Mediation of Employment Matters: Thoughts to Ponder
When is your employment law case most likely to settle in mediation? An old adage says there are two sides to every argument. It is never more true than in employment-related matters. So, the initial question is not about demonstrating a winning set of facts or an irrefutable legal argument. The question is about timing and perspective.
- Have the parties exchanged sufficient discovery so that the pertinent facts are all known? Mediation is less effective if there are unanswered questions involving wages, benefits, witnesses, and other important facts.
- Have the parties filed dispositive motions or motions to add parties? Has the trial court decided these motions? Pending rulings on dispositive motions create expectations of future success that can seriously damage the parties' willingness to compromise and avoid risks that a successful mediation can bring. We are always prejudiced in favor of our positions. It is usually more effective to get such motions behind you before settlement negotiations can be fruitful.

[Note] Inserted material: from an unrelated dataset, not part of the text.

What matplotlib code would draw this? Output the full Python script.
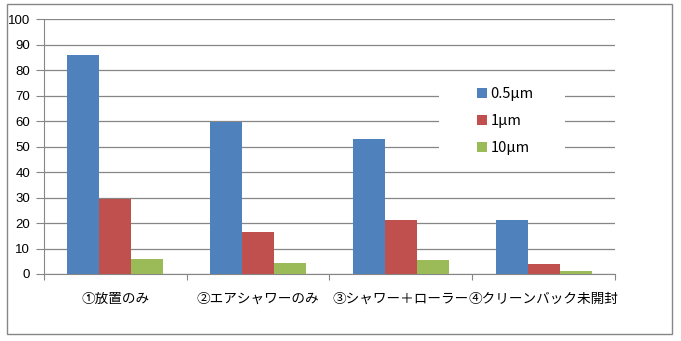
import matplotlib
matplotlib.use('Agg')
import numpy as np
import matplotlib.pyplot as plt
from matplotlib.patches import Rectangle

plt.rcParams['font.family'] = ['Noto Sans CJK JP', 'DejaVu Sans']

# 条件ごとの粒子数
categories = ['①放置のみ', '②エアシャワーのみ', '③シャワー＋ローラー', '④クリーンバック未開封']
series_labels = ['0.5\u03bcm', '1\u03bcm', '10\u03bcm']
val_05um = [86.1, 59.5, 53.0, 21.3]
val_1um = [29.3, 16.3, 21.3, 4.0]
val_10um = [6.0, 4.5, 5.3, 1.3]
yticks = [0, 10, 20, 30, 40, 50, 60, 70, 80, 90, 100]

colors = ['#4F81BD', '#C0504D', '#9BBB59']
grid_c = '#868686'

fig = plt.figure(figsize=(6.81, 3.41), dpi=100)
ax = fig.add_axes([0.0646, 0.1965, 0.8384, 0.7475])

# グラフ外枠
fig.patches.append(Rectangle((0.0103, 0.0205), 0.9765, 0.968, transform=fig.transFigure,
                             fill=False, edgecolor=grid_c, linewidth=1.0))

x = np.arange(len(categories))
w = 0.224
for i, vals in enumerate([val_05um, val_1um, val_10um]):
    ax.bar(x + (i - 1) * w, vals, width=w, color=colors[i], label=series_labels[i], zorder=3)

ax.set_xlim(-0.5, len(categories) - 0.5)
ax.set_ylim(0, 100)
ax.set_yticks(yticks)
ax.set_yticklabels([str(v) for v in yticks], fontsize=9.5, family=['Liberation Sans', 'DejaVu Sans'])
ax.yaxis.grid(True, color=grid_c, linewidth=0.9, zorder=0)
ax.set_axisbelow(True)

# カテゴリ名は区切り目盛りの間に置く
ax.set_xticks(np.arange(len(categories) + 1) - 0.5)
ax.set_xticklabels([])
ax.set_xticks(x, minor=True)
ax.set_xticklabels(categories, minor=True, fontsize=9.8)
ax.tick_params(axis='x', which='minor', length=0, pad=13)
ax.tick_params(axis='x', which='major', length=4, color=grid_c, direction='out')
ax.tick_params(axis='y', length=6, color=grid_c, pad=4)

for s in ['top', 'right']:
    ax.spines[s].set_visible(False)
for s in ['left', 'bottom']:
    ax.spines[s].set_color(grid_c)

# 凡例の背景(目盛線を隠す)
ax.add_patch(Rectangle((0.691, 0.44), 0.222, 0.345, transform=ax.transAxes,
                       facecolor='white', edgecolor='none', zorder=2))
leg = ax.legend(loc='upper left', bbox_to_anchor=(0.735, 0.785), frameon=False,
                fontsize=10.5, handlelength=0.7, handleheight=0.7,
                handletextpad=0.25, labelspacing=0.9)
leg.set_zorder(4)

fig.savefig('out.png', dpi=100)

- How much more litigation expenses do the parties expect to incur? A healthy tension exists between conducting initial discovery to determine the issues and conducting final preparations to be ready for trial. A good time to come to the mediation table is before the costs have peaked. By then, parties may not have become entrenched in their positions, an added advantage for negotiations.
- Is the case just about money or are there ongoing relationships that can be preserved, or at least salvaged? Mending or terminating ongoing relationships can be a non-monetary incentive in favor of settlement. In that case, mediation may work better earlier in the process than later.